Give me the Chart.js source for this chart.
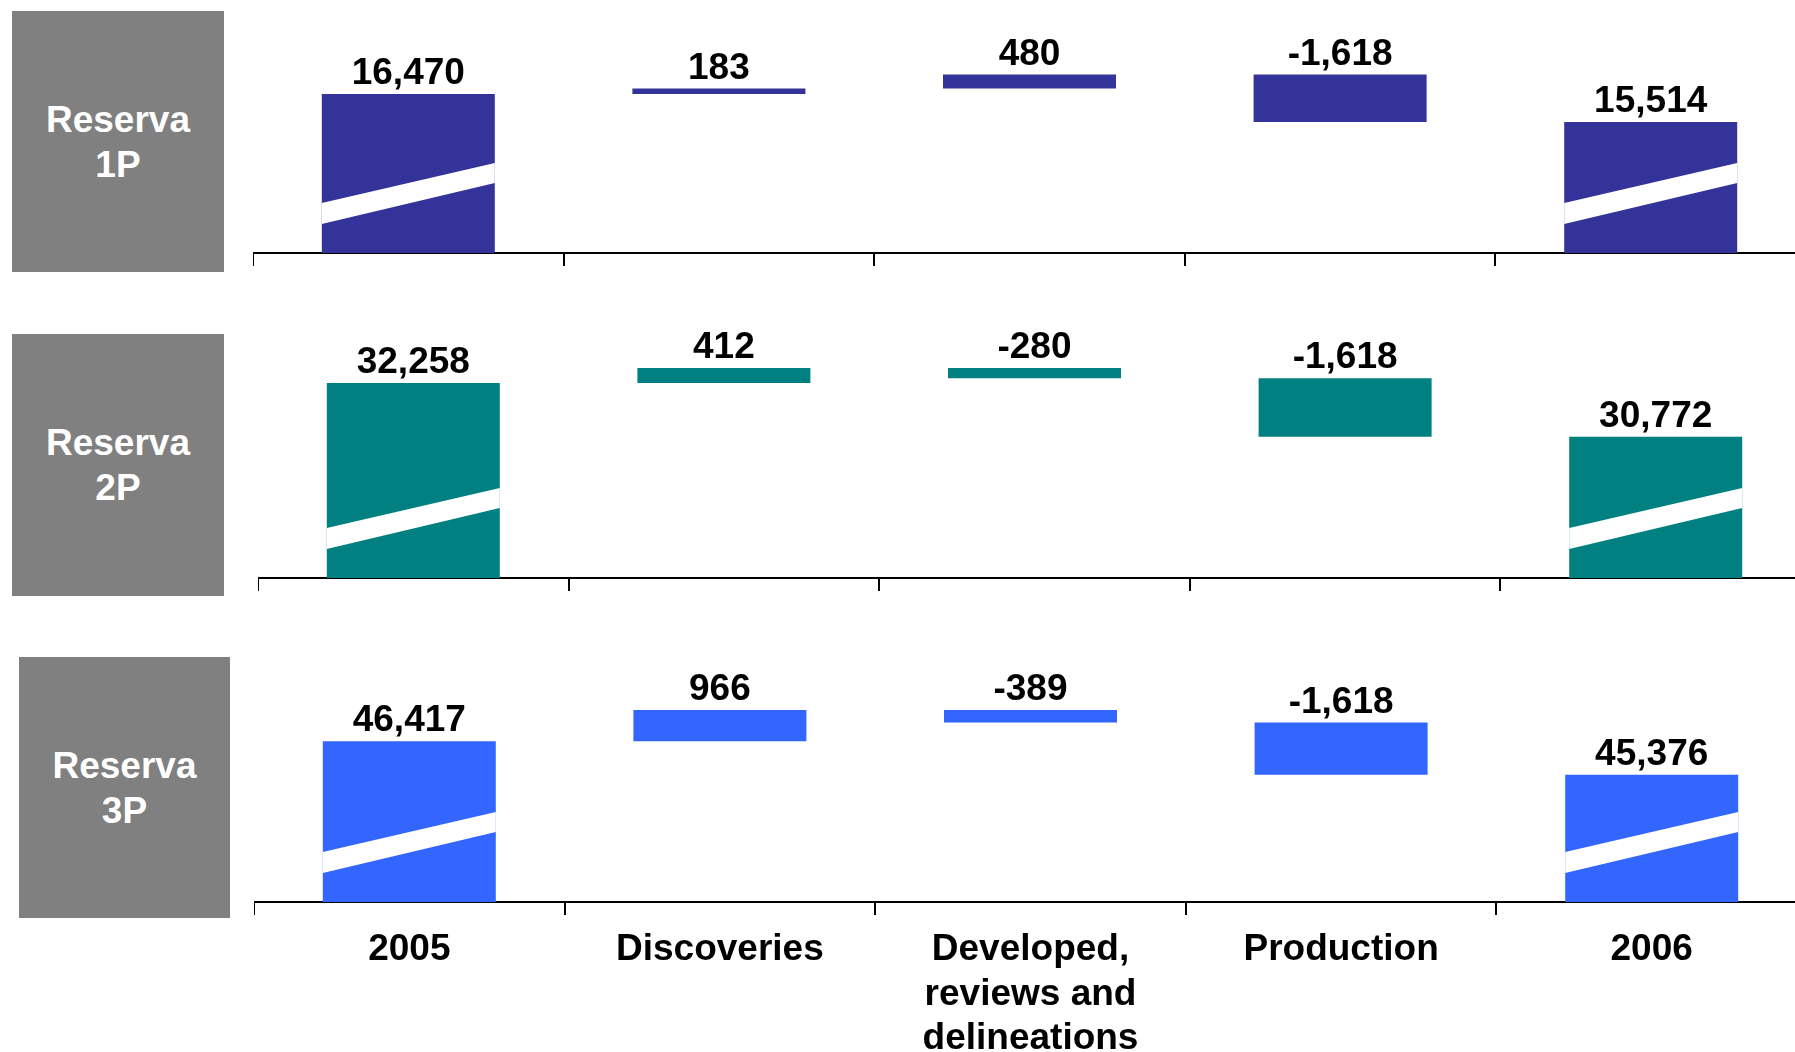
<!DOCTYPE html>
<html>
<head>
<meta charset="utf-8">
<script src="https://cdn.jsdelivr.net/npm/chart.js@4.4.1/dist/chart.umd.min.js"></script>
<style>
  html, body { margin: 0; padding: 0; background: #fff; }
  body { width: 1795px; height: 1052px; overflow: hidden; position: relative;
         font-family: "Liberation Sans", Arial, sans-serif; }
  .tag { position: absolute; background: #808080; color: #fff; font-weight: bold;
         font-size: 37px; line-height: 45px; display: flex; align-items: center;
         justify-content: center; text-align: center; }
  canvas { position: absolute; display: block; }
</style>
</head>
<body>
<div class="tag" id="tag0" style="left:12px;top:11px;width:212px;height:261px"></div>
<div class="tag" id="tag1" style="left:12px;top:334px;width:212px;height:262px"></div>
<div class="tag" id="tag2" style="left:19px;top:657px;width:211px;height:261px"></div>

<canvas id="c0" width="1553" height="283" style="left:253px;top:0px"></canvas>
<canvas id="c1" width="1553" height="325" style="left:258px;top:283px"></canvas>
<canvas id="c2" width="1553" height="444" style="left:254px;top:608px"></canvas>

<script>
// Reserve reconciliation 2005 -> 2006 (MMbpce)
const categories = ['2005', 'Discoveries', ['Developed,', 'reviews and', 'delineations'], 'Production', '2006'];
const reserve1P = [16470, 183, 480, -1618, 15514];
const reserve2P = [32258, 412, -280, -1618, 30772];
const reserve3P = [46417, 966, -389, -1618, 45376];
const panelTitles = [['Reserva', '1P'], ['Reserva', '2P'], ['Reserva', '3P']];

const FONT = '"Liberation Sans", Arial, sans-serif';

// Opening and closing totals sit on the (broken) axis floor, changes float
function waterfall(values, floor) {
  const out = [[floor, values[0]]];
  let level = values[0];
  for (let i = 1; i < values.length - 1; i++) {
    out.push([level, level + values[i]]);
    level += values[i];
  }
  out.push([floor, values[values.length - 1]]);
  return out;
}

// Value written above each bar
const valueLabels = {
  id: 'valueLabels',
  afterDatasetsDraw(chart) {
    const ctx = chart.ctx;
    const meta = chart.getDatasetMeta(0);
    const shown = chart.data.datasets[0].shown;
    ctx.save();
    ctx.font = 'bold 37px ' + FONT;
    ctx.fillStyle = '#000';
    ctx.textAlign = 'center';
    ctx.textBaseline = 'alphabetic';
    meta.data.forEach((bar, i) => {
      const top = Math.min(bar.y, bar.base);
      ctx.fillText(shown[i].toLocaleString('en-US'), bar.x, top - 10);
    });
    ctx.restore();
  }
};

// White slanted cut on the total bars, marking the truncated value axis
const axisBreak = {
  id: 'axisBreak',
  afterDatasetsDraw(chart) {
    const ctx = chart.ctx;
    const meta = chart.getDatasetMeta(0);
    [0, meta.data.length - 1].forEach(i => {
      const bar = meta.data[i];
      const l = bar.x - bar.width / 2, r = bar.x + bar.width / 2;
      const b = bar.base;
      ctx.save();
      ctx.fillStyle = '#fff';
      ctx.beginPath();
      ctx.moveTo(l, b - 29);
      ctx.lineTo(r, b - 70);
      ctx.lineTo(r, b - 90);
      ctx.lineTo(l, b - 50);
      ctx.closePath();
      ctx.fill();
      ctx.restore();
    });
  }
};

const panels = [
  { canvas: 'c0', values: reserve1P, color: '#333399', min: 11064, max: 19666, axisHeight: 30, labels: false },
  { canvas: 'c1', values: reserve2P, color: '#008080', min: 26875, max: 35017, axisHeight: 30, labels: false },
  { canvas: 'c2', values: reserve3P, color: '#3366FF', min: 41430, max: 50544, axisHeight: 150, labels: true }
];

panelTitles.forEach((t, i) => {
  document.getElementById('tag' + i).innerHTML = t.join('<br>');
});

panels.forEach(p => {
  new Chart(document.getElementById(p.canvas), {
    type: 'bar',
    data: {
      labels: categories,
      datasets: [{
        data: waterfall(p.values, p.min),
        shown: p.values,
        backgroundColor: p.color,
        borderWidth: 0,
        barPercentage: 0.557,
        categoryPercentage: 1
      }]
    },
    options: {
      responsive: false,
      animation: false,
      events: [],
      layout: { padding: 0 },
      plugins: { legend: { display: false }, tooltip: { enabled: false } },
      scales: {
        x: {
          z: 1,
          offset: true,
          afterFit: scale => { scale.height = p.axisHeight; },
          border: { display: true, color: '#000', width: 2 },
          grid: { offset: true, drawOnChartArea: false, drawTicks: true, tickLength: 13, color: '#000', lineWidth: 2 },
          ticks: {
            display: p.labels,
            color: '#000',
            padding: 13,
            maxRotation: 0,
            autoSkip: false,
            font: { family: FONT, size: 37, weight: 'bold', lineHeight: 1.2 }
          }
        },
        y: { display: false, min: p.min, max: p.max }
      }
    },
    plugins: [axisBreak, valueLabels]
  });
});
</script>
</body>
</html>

---

Set the pictures aside and transcribe the data above exactly.

Give me the Chart.js source for this chart.
<!DOCTYPE html>
<html>
<head>
<meta charset="utf-8">
<script src="https://cdn.jsdelivr.net/npm/chart.js@4.4.1/dist/chart.umd.min.js"></script>
<style>
  html, body { margin: 0; padding: 0; background: #fff; }
  body { width: 1795px; height: 1052px; overflow: hidden; position: relative;
         font-family: "Liberation Sans", Arial, sans-serif; }
  .tag { position: absolute; background: #808080; color: #fff; font-weight: bold;
         font-size: 37px; line-height: 45px; display: flex; align-items: center;
         justify-content: center; text-align: center; }
  canvas { position: absolute; display: block; }
</style>
</head>
<body>
<div class="tag" id="tag0" style="left:12px;top:11px;width:212px;height:261px"></div>
<div class="tag" id="tag1" style="left:12px;top:334px;width:212px;height:262px"></div>
<div class="tag" id="tag2" style="left:19px;top:657px;width:211px;height:261px"></div>

<canvas id="c0" width="1553" height="283" style="left:253px;top:0px"></canvas>
<canvas id="c1" width="1553" height="325" style="left:258px;top:283px"></canvas>
<canvas id="c2" width="1553" height="444" style="left:254px;top:608px"></canvas>

<script>
// Reserve reconciliation 2005 -> 2006 (MMbpce)
const categories = ['2005', 'Discoveries', ['Developed,', 'reviews and', 'delineations'], 'Production', '2006'];
const reserve1P = [16470, 183, 480, -1618, 15514];
const reserve2P = [32258, 412, -280, -1618, 30772];
const reserve3P = [46417, 966, -389, -1618, 45376];
const panelTitles = [['Reserva', '1P'], ['Reserva', '2P'], ['Reserva', '3P']];

const FONT = '"Liberation Sans", Arial, sans-serif';

// Opening and closing totals sit on the (broken) axis floor, changes float
function waterfall(values, floor) {
  const out = [[floor, values[0]]];
  let level = values[0];
  for (let i = 1; i < values.length - 1; i++) {
    out.push([level, level + values[i]]);
    level += values[i];
  }
  out.push([floor, values[values.length - 1]]);
  return out;
}

// Value written above each bar
const valueLabels = {
  id: 'valueLabels',
  afterDatasetsDraw(chart) {
    const ctx = chart.ctx;
    const meta = chart.getDatasetMeta(0);
    const shown = chart.data.datasets[0].shown;
    ctx.save();
    ctx.font = 'bold 37px ' + FONT;
    ctx.fillStyle = '#000';
    ctx.textAlign = 'center';
    ctx.textBaseline = 'alphabetic';
    meta.data.forEach((bar, i) => {
      const top = Math.min(bar.y, bar.base);
      ctx.fillText(shown[i].toLocaleString('en-US'), bar.x, top - 10);
    });
    ctx.restore();
  }
};

// White slanted cut on the total bars, marking the truncated value axis
const axisBreak = {
  id: 'axisBreak',
  afterDatasetsDraw(chart) {
    const ctx = chart.ctx;
    const meta = chart.getDatasetMeta(0);
    [0, meta.data.length - 1].forEach(i => {
      const bar = meta.data[i];
      const l = bar.x - bar.width / 2, r = bar.x + bar.width / 2;
      const b = bar.base;
      ctx.save();
      ctx.fillStyle = '#fff';
      ctx.beginPath();
      ctx.moveTo(l, b - 29);
      ctx.lineTo(r, b - 70);
      ctx.lineTo(r, b - 90);
      ctx.lineTo(l, b - 50);
      ctx.closePath();
      ctx.fill();
      ctx.restore();
    });
  }
};

const panels = [
  { canvas: 'c0', values: reserve1P, color: '#333399', min: 11064, max: 19666, axisHeight: 30, labels: false },
  { canvas: 'c1', values: reserve2P, color: '#008080', min: 26875, max: 35017, axisHeight: 30, labels: false },
  { canvas: 'c2', values: reserve3P, color: '#3366FF', min: 41430, max: 50544, axisHeight: 150, labels: true }
];

panelTitles.forEach((t, i) => {
  document.getElementById('tag' + i).innerHTML = t.join('<br>');
});

panels.forEach(p => {
  new Chart(document.getElementById(p.canvas), {
    type: 'bar',
    data: {
      labels: categories,
      datasets: [{
        data: waterfall(p.values, p.min),
        shown: p.values,
        backgroundColor: p.color,
        borderWidth: 0,
        barPercentage: 0.557,
        categoryPercentage: 1
      }]
    },
    options: {
      responsive: false,
      animation: false,
      events: [],
      layout: { padding: 0 },
      plugins: { legend: { display: false }, tooltip: { enabled: false } },
      scales: {
        x: {
          z: 1,
          offset: true,
          afterFit: scale => { scale.height = p.axisHeight; },
          border: { display: true, color: '#000', width: 2 },
          grid: { offset: true, drawOnChartArea: false, drawTicks: true, tickLength: 13, color: '#000', lineWidth: 2 },
          ticks: {
            display: p.labels,
            color: '#000',
            padding: 13,
            maxRotation: 0,
            autoSkip: false,
            font: { family: FONT, size: 37, weight: 'bold', lineHeight: 1.2 }
          }
        },
        y: { display: false, min: p.min, max: p.max }
      }
    },
    plugins: [axisBreak, valueLabels]
  });
});
</script>
</body>
</html>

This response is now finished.